• Exercise description
Output every line of the material exactly, omitting images.

• Collected material
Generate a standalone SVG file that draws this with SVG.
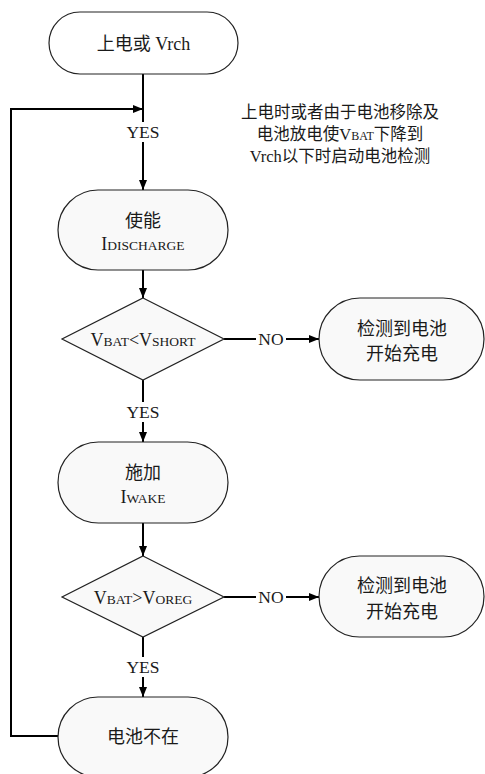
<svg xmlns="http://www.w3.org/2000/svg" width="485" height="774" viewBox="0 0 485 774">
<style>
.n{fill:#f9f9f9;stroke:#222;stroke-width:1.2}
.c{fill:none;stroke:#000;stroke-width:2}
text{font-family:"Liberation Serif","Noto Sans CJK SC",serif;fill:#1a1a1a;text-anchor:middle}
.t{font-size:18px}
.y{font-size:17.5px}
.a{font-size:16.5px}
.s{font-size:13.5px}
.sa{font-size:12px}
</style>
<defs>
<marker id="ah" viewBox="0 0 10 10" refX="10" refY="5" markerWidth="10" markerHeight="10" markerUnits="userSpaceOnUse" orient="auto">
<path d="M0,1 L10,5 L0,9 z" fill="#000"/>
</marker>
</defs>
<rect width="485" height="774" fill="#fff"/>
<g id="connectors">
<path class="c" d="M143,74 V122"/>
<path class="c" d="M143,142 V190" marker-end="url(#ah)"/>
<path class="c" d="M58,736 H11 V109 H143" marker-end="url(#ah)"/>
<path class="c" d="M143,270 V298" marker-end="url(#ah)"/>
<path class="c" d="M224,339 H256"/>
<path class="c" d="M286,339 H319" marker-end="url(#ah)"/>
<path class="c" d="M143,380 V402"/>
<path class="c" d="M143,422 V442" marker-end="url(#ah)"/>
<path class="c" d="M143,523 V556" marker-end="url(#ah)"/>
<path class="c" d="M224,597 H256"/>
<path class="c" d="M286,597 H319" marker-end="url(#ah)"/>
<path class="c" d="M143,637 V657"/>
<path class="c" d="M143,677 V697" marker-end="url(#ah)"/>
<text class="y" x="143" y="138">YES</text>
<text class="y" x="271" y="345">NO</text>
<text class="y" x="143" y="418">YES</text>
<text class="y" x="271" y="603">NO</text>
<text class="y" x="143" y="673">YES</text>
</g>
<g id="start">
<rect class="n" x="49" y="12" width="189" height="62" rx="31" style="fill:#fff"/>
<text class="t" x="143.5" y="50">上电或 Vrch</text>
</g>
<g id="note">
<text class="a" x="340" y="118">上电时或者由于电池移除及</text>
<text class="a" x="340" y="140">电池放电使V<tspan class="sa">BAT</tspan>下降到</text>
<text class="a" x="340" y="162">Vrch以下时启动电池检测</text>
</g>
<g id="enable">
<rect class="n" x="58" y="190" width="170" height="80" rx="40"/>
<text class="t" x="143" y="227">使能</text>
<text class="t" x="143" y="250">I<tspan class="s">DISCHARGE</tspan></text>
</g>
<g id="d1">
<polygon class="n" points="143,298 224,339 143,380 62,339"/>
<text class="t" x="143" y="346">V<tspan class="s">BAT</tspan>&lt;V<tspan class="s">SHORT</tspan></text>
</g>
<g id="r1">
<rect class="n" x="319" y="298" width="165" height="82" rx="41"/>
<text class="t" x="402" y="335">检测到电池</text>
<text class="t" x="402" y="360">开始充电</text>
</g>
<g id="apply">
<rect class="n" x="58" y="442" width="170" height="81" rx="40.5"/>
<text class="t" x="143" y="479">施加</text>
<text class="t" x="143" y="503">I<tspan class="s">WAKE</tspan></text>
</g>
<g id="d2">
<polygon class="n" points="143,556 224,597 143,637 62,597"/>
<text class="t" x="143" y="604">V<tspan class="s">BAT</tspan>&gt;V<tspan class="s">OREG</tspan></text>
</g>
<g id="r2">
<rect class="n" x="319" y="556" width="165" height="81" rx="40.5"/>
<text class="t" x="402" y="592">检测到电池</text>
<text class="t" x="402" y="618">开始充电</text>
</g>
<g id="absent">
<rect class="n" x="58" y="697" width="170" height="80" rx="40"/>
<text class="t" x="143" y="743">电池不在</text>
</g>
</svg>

• Exercise solution
Generate a standalone SVG file that draws this with SVG.
<svg xmlns="http://www.w3.org/2000/svg" width="485" height="774" viewBox="0 0 485 774">
<style>
.n{fill:#f9f9f9;stroke:#222;stroke-width:1.2}
.c{fill:none;stroke:#000;stroke-width:2}
text{font-family:"Liberation Serif","Noto Sans CJK SC",serif;fill:#1a1a1a;text-anchor:middle}
.t{font-size:18px}
.y{font-size:17.5px}
.a{font-size:16.5px}
.s{font-size:13.5px}
.sa{font-size:12px}
</style>
<defs>
<marker id="ah" viewBox="0 0 10 10" refX="10" refY="5" markerWidth="10" markerHeight="10" markerUnits="userSpaceOnUse" orient="auto">
<path d="M0,1 L10,5 L0,9 z" fill="#000"/>
</marker>
</defs>
<rect width="485" height="774" fill="#fff"/>
<g id="connectors">
<path class="c" d="M143,74 V122"/>
<path class="c" d="M143,142 V190" marker-end="url(#ah)"/>
<path class="c" d="M58,736 H11 V109 H143" marker-end="url(#ah)"/>
<path class="c" d="M143,270 V298" marker-end="url(#ah)"/>
<path class="c" d="M224,339 H256"/>
<path class="c" d="M286,339 H319" marker-end="url(#ah)"/>
<path class="c" d="M143,380 V402"/>
<path class="c" d="M143,422 V442" marker-end="url(#ah)"/>
<path class="c" d="M143,523 V556" marker-end="url(#ah)"/>
<path class="c" d="M224,597 H256"/>
<path class="c" d="M286,597 H319" marker-end="url(#ah)"/>
<path class="c" d="M143,637 V657"/>
<path class="c" d="M143,677 V697" marker-end="url(#ah)"/>
<text class="y" x="143" y="138">YES</text>
<text class="y" x="271" y="345">NO</text>
<text class="y" x="143" y="418">YES</text>
<text class="y" x="271" y="603">NO</text>
<text class="y" x="143" y="673">YES</text>
</g>
<g id="start">
<rect class="n" x="49" y="12" width="189" height="62" rx="31" style="fill:#fff"/>
<text class="t" x="143.5" y="50">上电或 Vrch</text>
</g>
<g id="note">
<text class="a" x="340" y="118">上电时或者由于电池移除及</text>
<text class="a" x="340" y="140">电池放电使V<tspan class="sa">BAT</tspan>下降到</text>
<text class="a" x="340" y="162">Vrch以下时启动电池检测</text>
</g>
<g id="enable">
<rect class="n" x="58" y="190" width="170" height="80" rx="40"/>
<text class="t" x="143" y="227">使能</text>
<text class="t" x="143" y="250">I<tspan class="s">DISCHARGE</tspan></text>
</g>
<g id="d1">
<polygon class="n" points="143,298 224,339 143,380 62,339"/>
<text class="t" x="143" y="346">V<tspan class="s">BAT</tspan>&lt;V<tspan class="s">SHORT</tspan></text>
</g>
<g id="r1">
<rect class="n" x="319" y="298" width="165" height="82" rx="41"/>
<text class="t" x="402" y="335">检测到电池</text>
<text class="t" x="402" y="360">开始充电</text>
</g>
<g id="apply">
<rect class="n" x="58" y="442" width="170" height="81" rx="40.5"/>
<text class="t" x="143" y="479">施加</text>
<text class="t" x="143" y="503">I<tspan class="s">WAKE</tspan></text>
</g>
<g id="d2">
<polygon class="n" points="143,556 224,597 143,637 62,597"/>
<text class="t" x="143" y="604">V<tspan class="s">BAT</tspan>&gt;V<tspan class="s">OREG</tspan></text>
</g>
<g id="r2">
<rect class="n" x="319" y="556" width="165" height="81" rx="40.5"/>
<text class="t" x="402" y="592">检测到电池</text>
<text class="t" x="402" y="618">开始充电</text>
</g>
<g id="absent">
<rect class="n" x="58" y="697" width="170" height="80" rx="40"/>
<text class="t" x="143" y="743">电池不在</text>
</g>
</svg>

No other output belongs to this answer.